* GOAL OF THE EXERCISE *
Pictures excluded, reproduce exactly the lines below from the one with "What seaborn and" through the one with "from matplotlib.lines import Line2D", both included.

* DATA SHOWN *
╭──
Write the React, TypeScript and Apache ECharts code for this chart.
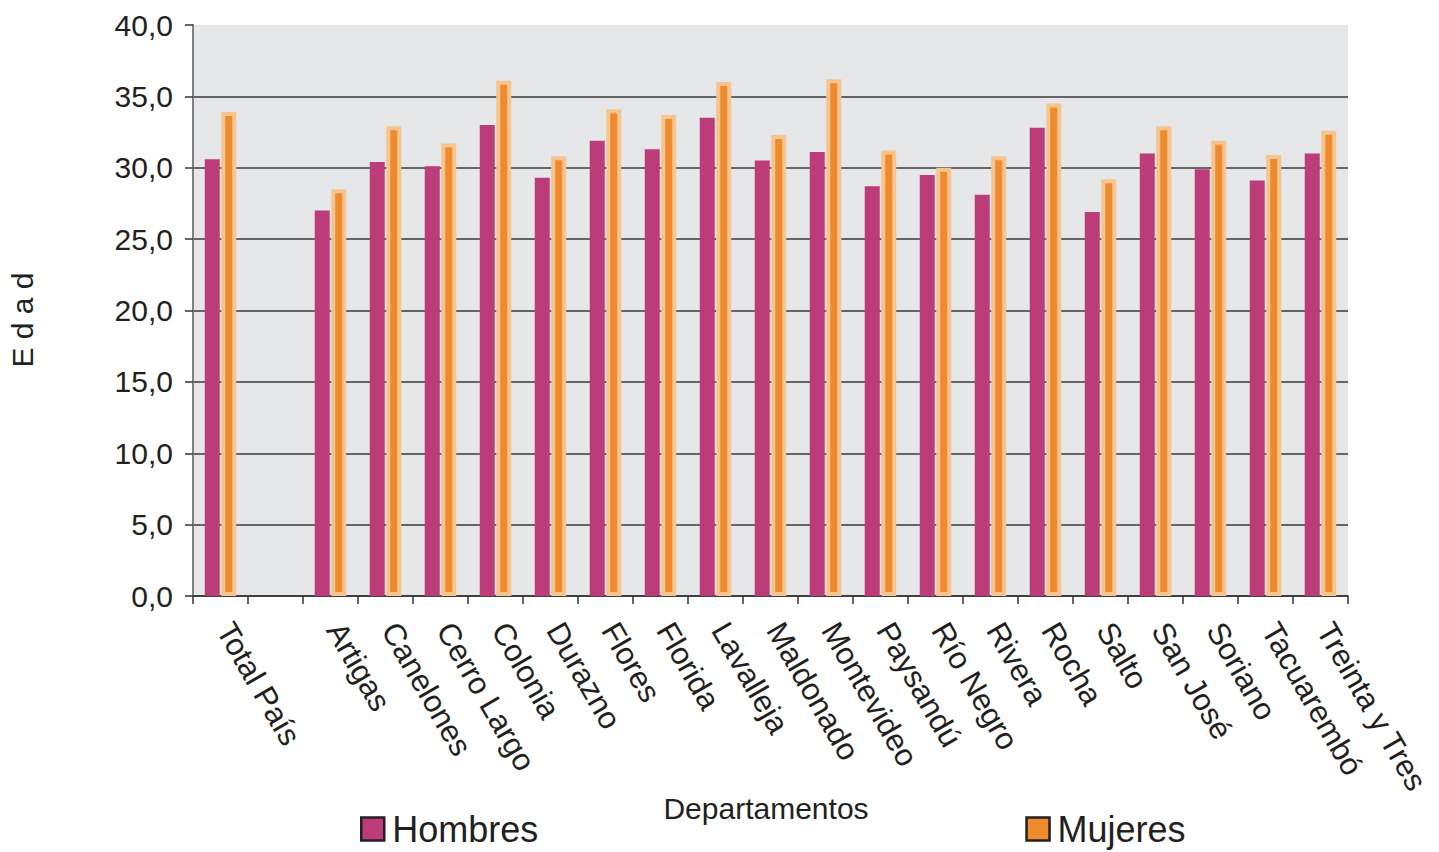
╰──
╭──
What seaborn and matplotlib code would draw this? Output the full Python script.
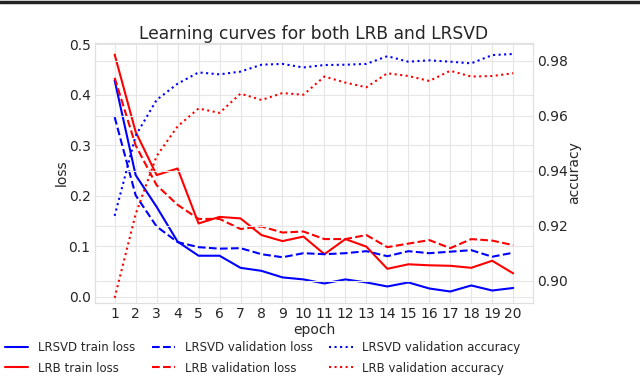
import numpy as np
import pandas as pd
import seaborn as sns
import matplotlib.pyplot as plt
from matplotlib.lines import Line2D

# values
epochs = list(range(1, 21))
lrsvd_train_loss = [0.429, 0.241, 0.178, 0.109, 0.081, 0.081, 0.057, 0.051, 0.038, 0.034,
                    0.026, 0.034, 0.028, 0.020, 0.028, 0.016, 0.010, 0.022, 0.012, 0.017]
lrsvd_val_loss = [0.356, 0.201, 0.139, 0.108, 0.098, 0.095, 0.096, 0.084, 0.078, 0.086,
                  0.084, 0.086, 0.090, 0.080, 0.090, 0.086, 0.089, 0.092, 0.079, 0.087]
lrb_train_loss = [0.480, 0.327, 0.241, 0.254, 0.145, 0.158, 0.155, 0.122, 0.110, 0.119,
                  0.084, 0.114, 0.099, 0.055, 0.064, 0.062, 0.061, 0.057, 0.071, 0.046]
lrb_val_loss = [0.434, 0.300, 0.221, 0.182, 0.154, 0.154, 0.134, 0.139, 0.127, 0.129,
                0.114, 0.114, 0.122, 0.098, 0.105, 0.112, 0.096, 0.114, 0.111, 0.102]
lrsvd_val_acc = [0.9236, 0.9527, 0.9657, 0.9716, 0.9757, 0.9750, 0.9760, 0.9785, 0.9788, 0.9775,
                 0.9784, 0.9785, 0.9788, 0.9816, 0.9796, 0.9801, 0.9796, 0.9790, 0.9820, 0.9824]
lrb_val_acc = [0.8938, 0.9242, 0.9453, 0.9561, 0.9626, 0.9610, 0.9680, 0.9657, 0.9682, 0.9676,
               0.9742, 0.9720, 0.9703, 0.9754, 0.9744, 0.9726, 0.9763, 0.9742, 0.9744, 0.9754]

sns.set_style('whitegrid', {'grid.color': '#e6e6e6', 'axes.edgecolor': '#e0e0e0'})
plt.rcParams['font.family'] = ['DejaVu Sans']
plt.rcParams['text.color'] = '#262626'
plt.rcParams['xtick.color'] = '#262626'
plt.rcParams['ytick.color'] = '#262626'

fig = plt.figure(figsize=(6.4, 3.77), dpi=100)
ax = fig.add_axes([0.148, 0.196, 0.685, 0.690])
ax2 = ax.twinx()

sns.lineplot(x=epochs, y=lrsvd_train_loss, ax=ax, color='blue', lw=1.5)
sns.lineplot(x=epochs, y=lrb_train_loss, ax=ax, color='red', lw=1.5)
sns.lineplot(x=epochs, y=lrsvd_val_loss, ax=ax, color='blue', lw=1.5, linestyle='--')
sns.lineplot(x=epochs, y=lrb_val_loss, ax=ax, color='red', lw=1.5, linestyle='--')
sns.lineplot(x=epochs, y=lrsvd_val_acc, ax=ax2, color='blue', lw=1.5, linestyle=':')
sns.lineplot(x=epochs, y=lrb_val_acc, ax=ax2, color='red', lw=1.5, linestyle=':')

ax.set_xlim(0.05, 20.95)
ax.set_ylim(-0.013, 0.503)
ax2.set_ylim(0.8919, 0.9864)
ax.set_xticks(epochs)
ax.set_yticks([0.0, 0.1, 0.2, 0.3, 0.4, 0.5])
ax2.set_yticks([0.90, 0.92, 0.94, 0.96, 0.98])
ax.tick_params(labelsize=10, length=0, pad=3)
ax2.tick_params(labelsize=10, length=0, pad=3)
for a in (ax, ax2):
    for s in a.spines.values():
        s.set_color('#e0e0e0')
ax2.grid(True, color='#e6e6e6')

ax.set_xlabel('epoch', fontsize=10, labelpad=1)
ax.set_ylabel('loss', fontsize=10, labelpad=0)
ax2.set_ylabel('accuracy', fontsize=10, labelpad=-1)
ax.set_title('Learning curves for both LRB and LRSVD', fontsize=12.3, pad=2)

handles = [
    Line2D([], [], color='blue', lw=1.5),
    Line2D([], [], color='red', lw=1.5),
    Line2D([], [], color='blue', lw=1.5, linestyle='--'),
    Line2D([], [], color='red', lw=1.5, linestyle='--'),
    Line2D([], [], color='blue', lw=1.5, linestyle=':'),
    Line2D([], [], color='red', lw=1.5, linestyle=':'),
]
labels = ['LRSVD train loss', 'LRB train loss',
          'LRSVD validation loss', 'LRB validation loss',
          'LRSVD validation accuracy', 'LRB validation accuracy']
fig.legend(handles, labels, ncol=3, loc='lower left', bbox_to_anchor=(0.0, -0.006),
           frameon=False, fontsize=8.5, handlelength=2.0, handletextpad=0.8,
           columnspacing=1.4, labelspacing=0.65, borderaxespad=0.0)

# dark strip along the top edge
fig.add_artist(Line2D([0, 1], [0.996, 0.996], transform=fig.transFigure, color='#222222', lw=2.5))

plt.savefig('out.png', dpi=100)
╰──
* OUTPUT OF THE TASK *
What seaborn and matplotlib code would draw this? Output the full Python script.
import numpy as np
import pandas as pd
import seaborn as sns
import matplotlib.pyplot as plt
from matplotlib.lines import Line2D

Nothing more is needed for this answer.